Pharmacists Launch Asthma Program
The National Community Pharmacists Association, Medical Care and Outcomes LLC, and GlaxoSmithKline recently launched the Asthma Intervention Program. The nationwide pilot program will examine the vital role pharmacists can play in identifying patients with uncontrolled asthma and helping them by means of medication therapy management. The pilot will be limited to 500 pharmacies nationwide.
The program will use the Asthma Control Test, a 5-question assessment tool recommended by the American Lung Association, to evaluate how well a patient's asthma currently is being controlled. A series of interventions, as well as communications with the patient's physician for 6 months, will assess the impact pharmacists can have in delivering patient care services and improving health outcomes.
For the study, each participating pharmacy will be required to enroll at least 15 patients. Patient data will be entered electronically into a Health Insurance Portability and Accountability Act-compliant database developed by Medical Care and Outcomes, which is available on-line through Pharmacist e-Link. For more information, visit www.pharmacistelink.com/asthma.

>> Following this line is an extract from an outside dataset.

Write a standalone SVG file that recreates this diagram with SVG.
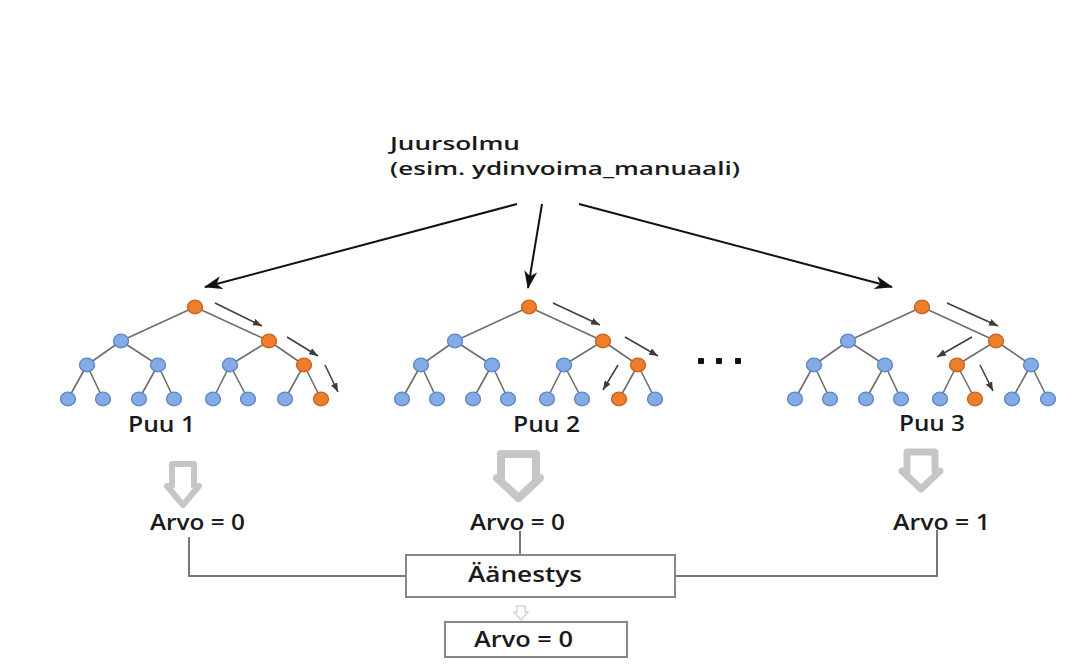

Study Finds Leptin Correlation with Asthma
Evidence linking leptin levels with asthma in children prompted researchers to determine whether the result was true for adults. Data from 5876 participants in the Third National Health and Nutrition Examination Survey found that high levels of leptin correlated with physician-diagnosed asthma in adults.
The researchers found, however, that the association was stronger in women than in men and stronger in premenopausal women, compared with postmenopausal women.

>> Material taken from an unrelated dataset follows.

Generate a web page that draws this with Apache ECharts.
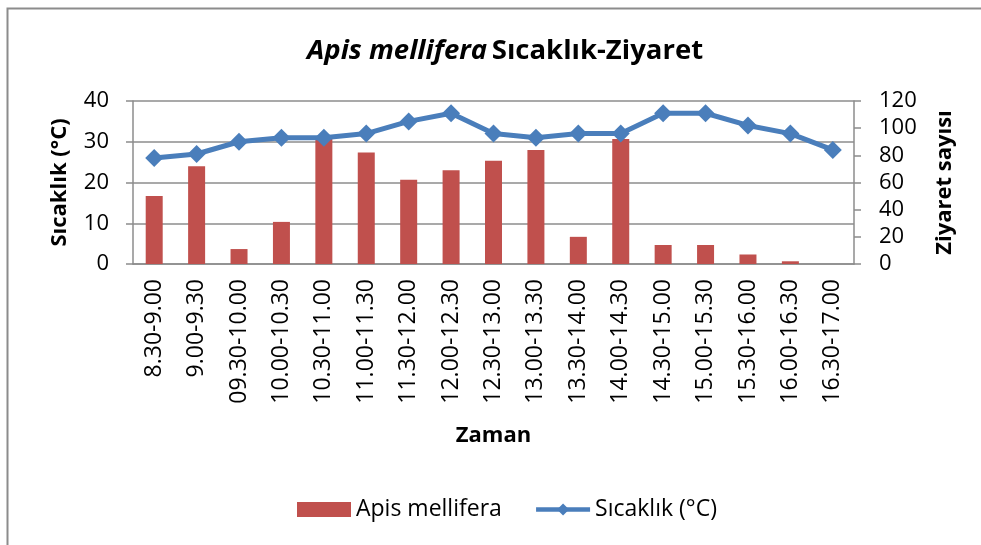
<!DOCTYPE html>
<html>
<head>
<meta charset="utf-8">
<script src="https://cdn.jsdelivr.net/npm/echarts@6/dist/echarts.min.js"></script>
<style>
  html, body { margin: 0; padding: 0; background: #fff; }
  .main { width: 981px; height: 545px; }
</style>
</head>
<body>
<div class="main" id="main"></div>
<script>
var zaman = ['8.30-9.00', '9.00-9.30', '09.30-10.00', '10.00-10.30', '10.30-11.00', '11.00-11.30',
  '11.30-12.00', '12.00-12.30', '12.30-13.00', '13.00-13.30', '13.30-14.00', '14.00-14.30',
  '14.30-15.00', '15.00-15.30', '15.30-16.00', '16.00-16.30', '16.30-17.00'];
// ziyaret sayisi (sag eksen)
var apis = [50, 72, 11, 31, 93, 82, 62, 69, 76, 84, 20, 92, 14, 14, 7, 2, 0];
// sicaklik (sol eksen)
var sicaklik = [26, 27, 30, 31, 31, 32, 35, 37, 32, 31, 32, 32, 37, 37, 34, 32, 28];

var font = 'Open Sans';
var myChart = echarts.init(document.getElementById('main'));

var option = {
  animation: false,
  textStyle: { fontFamily: font, color: '#000' },
  graphic: [{
    type: 'rect',
    shape: { x: 7.5, y: 8.5, width: 980, height: 545 },
    style: { fill: 'none', stroke: '#8c8c8c', lineWidth: 2 }
  }],
  title: {
    text: '{i|Apis mellifera} {b|Sıcaklık-Ziyaret}',
    left: 302,
    top: 32,
    textStyle: {
      rich: {
        i: { fontFamily: font, fontSize: 27.5, fontWeight: 'bold', fontStyle: 'italic', color: '#000' },
        b: { fontFamily: font, fontSize: 27.5, fontWeight: 'bold', color: '#000' }
      }
    }
  },
  grid: { left: 133, right: 127, top: 101, bottom: 281 },
  legend: {
    bottom: 19,
    left: 292,
    itemGap: 32,
    itemWidth: 54,
    itemHeight: 15,
    textStyle: { fontFamily: font, fontSize: 23, color: '#000' },
    data: [
      { name: 'Apis mellifera', icon: 'rect' },
      { name: 'Sıcaklık (°C)', lineStyle: { width: 4.5 } }
    ]
  },
  xAxis: {
    type: 'category',
    data: zaman,
    name: 'Zaman',
    nameLocation: 'middle',
    nameGap: 161,
    nameTextStyle: { fontFamily: font, fontSize: 22, fontWeight: 'bold', color: '#000' },
    axisLine: { lineStyle: { color: '#8c8c8c', width: 1.5 } },
    axisTick: { length: 7, lineStyle: { color: '#8c8c8c', width: 1.5 } },
    axisLabel: { rotate: 90, fontSize: 23, margin: 15, color: '#000' }
  },
  yAxis: [{
    type: 'value',
    min: 0, max: 40, interval: 10,
    name: 'Sıcaklık (°C)',
    nameLocation: 'middle',
    nameRotate: 90,
    nameGap: 62,
    nameTextStyle: { fontFamily: font, fontSize: 22, fontWeight: 'bold', color: '#000' },
    axisLine: { show: true, lineStyle: { color: '#8c8c8c', width: 1.5 } },
    axisTick: { show: true, length: 7, lineStyle: { color: '#8c8c8c', width: 1.5 } },
    axisLabel: { fontSize: 22, margin: 24, color: '#000' },
    splitLine: { lineStyle: { color: '#8c8c8c', width: 1.5 } }
  }, {
    type: 'value',
    min: 0, max: 120, interval: 20,
    name: 'Ziyaret sayısı',
    nameLocation: 'middle',
    nameRotate: 90,
    nameGap: 80,
    nameTextStyle: { fontFamily: font, fontSize: 22, fontWeight: 'bold', color: '#000' },
    axisLine: { show: true, lineStyle: { color: '#8c8c8c', width: 1.5 } },
    axisTick: { show: true, length: 7, lineStyle: { color: '#8c8c8c', width: 1.5 } },
    axisLabel: { fontSize: 22, margin: 25, color: '#000' },
    splitLine: { show: false }
  }],
  series: [{
    name: 'Apis mellifera',
    type: 'bar',
    yAxisIndex: 1,
    barWidth: 17,
    itemStyle: { color: '#c0504d' },
    data: apis
  }, {
    name: 'Sıcaklık (°C)',
    type: 'line',
    yAxisIndex: 0,
    symbol: 'diamond',
    symbolSize: 18,
    lineStyle: { color: '#4a7ebb', width: 5 },
    itemStyle: { color: '#4a7ebb' },
    data: sicaklik
  }]
};

myChart.setOption(option);
</script>
</body>
</html>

As in earlier reports, body mass index was directly related to asthma risk. Taking leptin levels into account had very little effect on this association, according to the report in Thorax (April 2006).
The researchers are planning to investigate the roles of other fat-produced compounds in the development of asthma. A focus will be on adiponectin, an antiinflammatory protein that may offset the effects of leptin.
Asthma Still Is Poorly Controlled
Despite many treatment options for asthma, new findings suggest that patients have experienced emergency department visits, hospitalizations, or attacks at a rate that has not declined significantly over time.
For the study, the researchers reviewed 3998 case records in an administrative claims database of a managed care setting. The patients included had an asthma diagnosis and >2 claims per year for asthma medications over 4 years. The results of the study showed that over 4 years the exacerbation rate did not drop much.
The data indicated that 41% of patients had at least one asthma exacerbation. Of these patients, 30% were not taking daily asthma maintenance medication before the exacerbation. In addition, patients who had an exacerbation in the first year of the study were about 2 times as likely to experience another exacerbation at some point in the remainder of the study, compared with patients who were exacerbation-free in the first year.
Patients Want Better Allergy Medications
An Asthma and Allergy Foundation of America survey found that 31% of patients with allergies are not happy with their current prescription allergy medication. Of 1214 respondents, 60% also said that they were interested in finding a new prescription allergy medication.
Among the patients with allergies who are not fully satisfied with their current prescription medicine, 55% reported that they are not pleased because their allergy medication does not relieve their symptoms long enough. Nearly 44% are not satisfied because their medication does not provide symptom relief fast enough.
In addition, the survey revealed that 47% of patients with allergies take multiple allergy prescription medications, and 36% of the participants who take prescription allergy medication also reported using OTC allergy medication. The participants identified 3 important aspects of allergy prescription medication: that it be (1) long-lasting, (2) fast-acting, and (3) steroid-free.